Ballyalban Fairy Fort

Ballyalban Fairy Fort

Tuesday 12 March 2013

Story!

It's taken about 3 months, but I think I've got it.... when JM was wittering on about "story" in TRF I couldn't quite understand the full import of what she was saying... I thought I had a story - that the heroine was developing etc.   But I see now - after my tutorial with Tara - that the scenes have to be more focussed on "the story" - that the heroine has to change - develop - to have learned something by the end of the book.  It is not enough for her to get her old boyfriend back.   Actually, I thought she had changed, but apparently it was so subtle that no one noticed.  Clearly it needs to be hammered out with brawny, blacksmith like strokes!  So I am hammering away at the poor, battered old text.  It is a sad business - the more I hammer and bash it into shape, the more it loses its beautiful passages of exquisite writing.... Jeez.  I bet AS Byatt never has this trouble.  And actually, when did she last write a story?  I contest that The Children's Book while full of fascinating incident and anecdote doesn't really have a story - or does something happen to the mother character in the end - has she stifled her son in some way and finally realises it?  I don't remember anymore - which suggests that the story was not really very strong.   And as for Possession?  Actually it did have a story - but it was blighted by all the faux Victorian poetry.  I would like to like ASB's stuff more, but I secretly think that her sister's book The Radiant Way was more to my liking (even though I can remember nothing about that either - only that I felt full of love and recognition when I read it).  Even though ASB is meant to be the more "literary" writer - Booker prize an' all, doncha know.
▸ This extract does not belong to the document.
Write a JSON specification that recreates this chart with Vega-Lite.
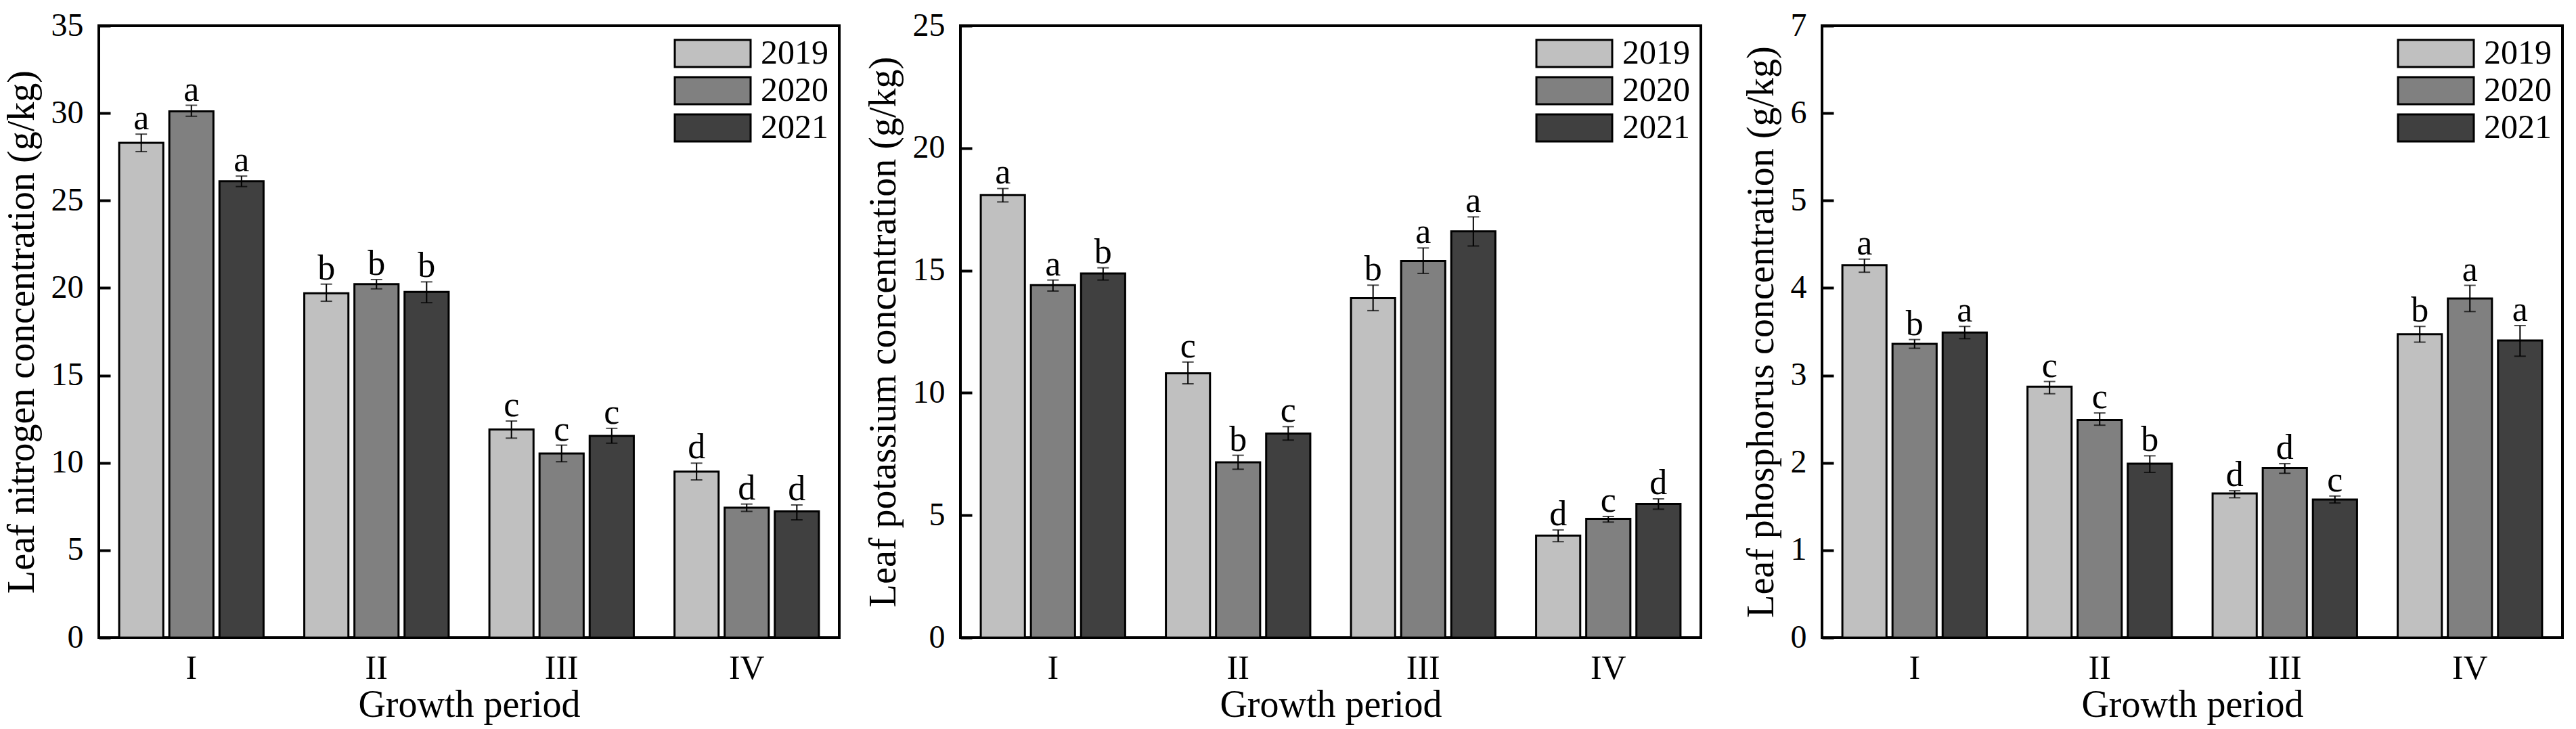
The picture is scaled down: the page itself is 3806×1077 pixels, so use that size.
{
  "$schema": "https://vega.github.io/schema/vega-lite/v6.json",
  "background": "white",
  "padding": {"left": 2, "top": 12, "right": 5, "bottom": 5},
  "bounds": "flush",
  "spacing": 179,
  "datasets": {
    "N": [
      {"period": "I", "year": "2019", "mean": 28.3, "lo": 27.8, "hi": 28.8, "letter": "a"},
      {"period": "I", "year": "2020", "mean": 30.1, "lo": 29.82, "hi": 30.45, "letter": "a"},
      {"period": "I", "year": "2021", "mean": 26.1, "lo": 25.8, "hi": 26.4, "letter": "a"},
      {"period": "II", "year": "2019", "mean": 19.7, "lo": 19.24, "hi": 20.22, "letter": "b"},
      {"period": "II", "year": "2020", "mean": 20.22, "lo": 19.95, "hi": 20.48, "letter": "b"},
      {"period": "II", "year": "2021", "mean": 19.77, "lo": 19.16, "hi": 20.35, "letter": "b"},
      {"period": "III", "year": "2019", "mean": 11.91, "lo": 11.41, "hi": 12.39, "letter": "c"},
      {"period": "III", "year": "2020", "mean": 10.53, "lo": 10.06, "hi": 11.01, "letter": "c"},
      {"period": "III", "year": "2021", "mean": 11.54, "lo": 11.12, "hi": 11.97, "letter": "c"},
      {"period": "IV", "year": "2019", "mean": 9.5, "lo": 9.02, "hi": 9.98, "letter": "d"},
      {"period": "IV", "year": "2020", "mean": 7.43, "lo": 7.22, "hi": 7.64, "letter": "d"},
      {"period": "IV", "year": "2021", "mean": 7.22, "lo": 6.74, "hi": 7.59, "letter": "d"}
    ],
    "K": [
      {"period": "I", "year": "2019", "mean": 18.08, "lo": 17.8, "hi": 18.35, "letter": "a"},
      {"period": "I", "year": "2020", "mean": 14.4, "lo": 14.16, "hi": 14.61, "letter": "a"},
      {"period": "I", "year": "2021", "mean": 14.88, "lo": 14.61, "hi": 15.11, "letter": "b"},
      {"period": "II", "year": "2019", "mean": 10.8, "lo": 10.37, "hi": 11.26, "letter": "c"},
      {"period": "II", "year": "2020", "mean": 7.16, "lo": 6.88, "hi": 7.45, "letter": "b"},
      {"period": "II", "year": "2021", "mean": 8.34, "lo": 8.07, "hi": 8.62, "letter": "c"},
      {"period": "III", "year": "2019", "mean": 13.87, "lo": 13.36, "hi": 14.4, "letter": "b"},
      {"period": "III", "year": "2020", "mean": 15.39, "lo": 14.88, "hi": 15.92, "letter": "a"},
      {"period": "III", "year": "2021", "mean": 16.6, "lo": 16.0, "hi": 17.19, "letter": "a"},
      {"period": "IV", "year": "2019", "mean": 4.17, "lo": 3.92, "hi": 4.4, "letter": "d"},
      {"period": "IV", "year": "2020", "mean": 4.85, "lo": 4.72, "hi": 4.95, "letter": "c"},
      {"period": "IV", "year": "2021", "mean": 5.46, "lo": 5.25, "hi": 5.67, "letter": "d"}
    ],
    "P": [
      {"period": "I", "year": "2019", "mean": 4.26, "lo": 4.18, "hi": 4.33, "letter": "a"},
      {"period": "I", "year": "2020", "mean": 3.36, "lo": 3.31, "hi": 3.41, "letter": "b"},
      {"period": "I", "year": "2021", "mean": 3.49, "lo": 3.42, "hi": 3.56, "letter": "a"},
      {"period": "II", "year": "2019", "mean": 2.87, "lo": 2.79, "hi": 2.93, "letter": "c"},
      {"period": "II", "year": "2020", "mean": 2.49, "lo": 2.43, "hi": 2.57, "letter": "c"},
      {"period": "II", "year": "2021", "mean": 1.99, "lo": 1.89, "hi": 2.08, "letter": "b"},
      {"period": "III", "year": "2019", "mean": 1.65, "lo": 1.6, "hi": 1.68, "letter": "d"},
      {"period": "III", "year": "2020", "mean": 1.94, "lo": 1.88, "hi": 1.99, "letter": "d"},
      {"period": "III", "year": "2021", "mean": 1.58, "lo": 1.54, "hi": 1.62, "letter": "c"},
      {"period": "IV", "year": "2019", "mean": 3.47, "lo": 3.38, "hi": 3.56, "letter": "b"},
      {"period": "IV", "year": "2020", "mean": 3.88, "lo": 3.73, "hi": 4.03, "letter": "a"},
      {"period": "IV", "year": "2021", "mean": 3.4, "lo": 3.22, "hi": 3.57, "letter": "a"}
    ]
  },
  "resolve": {"scale": {"color": "independent"}, "legend": {"color": "independent"}},
  "hconcat": [
    {
      "data": {"name": "N"},
      "width": 1094, "height": 904,
      "encoding": {
        "x": {"field": "period", "type": "nominal", "sort": ["I", "II", "III", "IV"], "scale": {"paddingInner": 0.22, "paddingOuter": 0.11}, "axis": {"title": "Growth period"}},
        "xOffset": {"field": "year", "type": "nominal", "scale": {"paddingInner": 0.12}}
      },
      "layer": [
        {"mark": {"type": "bar", "stroke": "black", "strokeWidth": 3},
         "encoding": {
           "y": {"field": "mean", "type": "quantitative", "title": "Leaf nitrogen concentration (g/kg)", "scale": {"domain": [0, 35], "nice": false}, "axis": {"values": [0, 5, 10, 15, 20, 25, 30, 35], "format": "d"}},
           "color": {"field": "year", "type": "nominal", "scale": {"domain": ["2019", "2020", "2021"], "range": ["#c0c0c0", "#808080", "#404040"]}, "legend": {"title": null}}
         }},
        {"mark": {"type": "rule", "color": "black", "strokeWidth": 2},
         "encoding": {"y": {"field": "lo", "type": "quantitative", "title": "Leaf nitrogen concentration (g/kg)"}, "y2": {"field": "hi"}}},
        {"mark": {"type": "tick", "color": "black", "thickness": 2, "size": 17},
         "encoding": {"y": {"field": "lo", "type": "quantitative", "title": "Leaf nitrogen concentration (g/kg)"}}},
        {"mark": {"type": "tick", "color": "black", "thickness": 2, "size": 17},
         "encoding": {"y": {"field": "hi", "type": "quantitative", "title": "Leaf nitrogen concentration (g/kg)"}}},
        {"mark": {"type": "text", "baseline": "alphabetic", "dy": -7, "fontSize": 52, "font": "Liberation Serif", "color": "black"},
         "encoding": {"y": {"field": "hi", "type": "quantitative", "title": "Leaf nitrogen concentration (g/kg)"}, "text": {"field": "letter"}}}
      ]
    },
    {
      "data": {"name": "K"},
      "width": 1094, "height": 904,
      "encoding": {
        "x": {"field": "period", "type": "nominal", "sort": ["I", "II", "III", "IV"], "scale": {"paddingInner": 0.22, "paddingOuter": 0.11}, "axis": {"title": "Growth period"}},
        "xOffset": {"field": "year", "type": "nominal", "scale": {"paddingInner": 0.12}}
      },
      "layer": [
        {"mark": {"type": "bar", "stroke": "black", "strokeWidth": 3},
         "encoding": {
           "y": {"field": "mean", "type": "quantitative", "title": "Leaf potassium concentration (g/kg)", "scale": {"domain": [0, 25], "nice": false}, "axis": {"values": [0, 5, 10, 15, 20, 25], "format": "d"}},
           "color": {"field": "year", "type": "nominal", "scale": {"domain": ["2019", "2020", "2021"], "range": ["#c0c0c0", "#808080", "#404040"]}, "legend": {"title": null}}
         }},
        {"mark": {"type": "rule", "color": "black", "strokeWidth": 2},
         "encoding": {"y": {"field": "lo", "type": "quantitative", "title": "Leaf potassium concentration (g/kg)"}, "y2": {"field": "hi"}}},
        {"mark": {"type": "tick", "color": "black", "thickness": 2, "size": 17},
         "encoding": {"y": {"field": "lo", "type": "quantitative", "title": "Leaf potassium concentration (g/kg)"}}},
        {"mark": {"type": "tick", "color": "black", "thickness": 2, "size": 17},
         "encoding": {"y": {"field": "hi", "type": "quantitative", "title": "Leaf potassium concentration (g/kg)"}}},
        {"mark": {"type": "text", "baseline": "alphabetic", "dy": -7, "fontSize": 52, "font": "Liberation Serif", "color": "black"},
         "encoding": {"y": {"field": "hi", "type": "quantitative", "title": "Leaf potassium concentration (g/kg)"}, "text": {"field": "letter"}}}
      ]
    },
    {
      "data": {"name": "P"},
      "width": 1094, "height": 904,
      "encoding": {
        "x": {"field": "period", "type": "nominal", "sort": ["I", "II", "III", "IV"], "scale": {"paddingInner": 0.22, "paddingOuter": 0.11}, "axis": {"title": "Growth period"}},
        "xOffset": {"field": "year", "type": "nominal", "scale": {"paddingInner": 0.12}}
      },
      "layer": [
        {"mark": {"type": "bar", "stroke": "black", "strokeWidth": 3},
         "encoding": {
           "y": {"field": "mean", "type": "quantitative", "title": "Leaf phosphorus concentration (g/kg)", "scale": {"domain": [0, 7], "nice": false}, "axis": {"values": [0, 1, 2, 3, 4, 5, 6, 7], "format": "d"}},
           "color": {"field": "year", "type": "nominal", "scale": {"domain": ["2019", "2020", "2021"], "range": ["#c0c0c0", "#808080", "#404040"]}, "legend": {"title": null}}
         }},
        {"mark": {"type": "rule", "color": "black", "strokeWidth": 2},
         "encoding": {"y": {"field": "lo", "type": "quantitative", "title": "Leaf phosphorus concentration (g/kg)"}, "y2": {"field": "hi"}}},
        {"mark": {"type": "tick", "color": "black", "thickness": 2, "size": 17},
         "encoding": {"y": {"field": "lo", "type": "quantitative", "title": "Leaf phosphorus concentration (g/kg)"}}},
        {"mark": {"type": "tick", "color": "black", "thickness": 2, "size": 17},
         "encoding": {"y": {"field": "hi", "type": "quantitative", "title": "Leaf phosphorus concentration (g/kg)"}}},
        {"mark": {"type": "text", "baseline": "alphabetic", "dy": -7, "fontSize": 52, "font": "Liberation Serif", "color": "black"},
         "encoding": {"y": {"field": "hi", "type": "quantitative", "title": "Leaf phosphorus concentration (g/kg)"}, "text": {"field": "letter"}}}
      ]
    }
  ],
  "config": {
    "font": "Liberation Serif",
    "view": {"stroke": "black", "strokeWidth": 4},
    "axis": {"labelFont": "Liberation Serif", "titleFont": "Liberation Serif", "labelColor": "black", "titleColor": "black", "titleFontWeight": "normal", "grid": false, "domain": false},
    "axisY": {"tickSize": -17, "tickWidth": 4, "tickColor": "black", "labelFontSize": 48, "titleFontSize": 56, "labelPadding": 40, "titlePadding": 14},
    "axisX": {"ticks": false, "labelFontSize": 50, "titleFontSize": 56, "labelPadding": 20, "titlePadding": 2, "labelAngle": 0},
    "legend": {"orient": "top-right", "offset": 16, "symbolType": "M-1,-1H4.6V1H-1Z", "symbolSize": 1600, "symbolStrokeColor": "black", "symbolStrokeWidth": 3, "symbolOpacity": 1, "labelFontSize": 50, "labelFont": "Liberation Serif", "labelColor": "black", "labelOffset": 82, "rowPadding": 3, "padding": 0}
  }
}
Of course literary novels have stories -  but they are not quite so blatant, and I think JM was trying to get me to do something much, much more commercial.  I realise I could, but is this what I want to do?   I am pretty sure that with what I now know Conscience Vol 1 will be a much better book.   The other day I heard some lovely person saying "Of course there are lots of writers who write beautifully and never make it" and I felt very irritated... yes, it's possible, but I've only been at it a couple of years full time - David Almond said it took 20 years before his breakthrough - I reckon I might manage a bit quicker.  Sometimes I feel like a very slow learner - but the good thing is, I didn't need to go and spend £400 on the Faber Academy - it was enough to get a decent critique...that finally jogged my understanding onto the next level.   The downside of this epiphany is the awareness of the amount of work that's still needed on TRF before I present it to the next agent.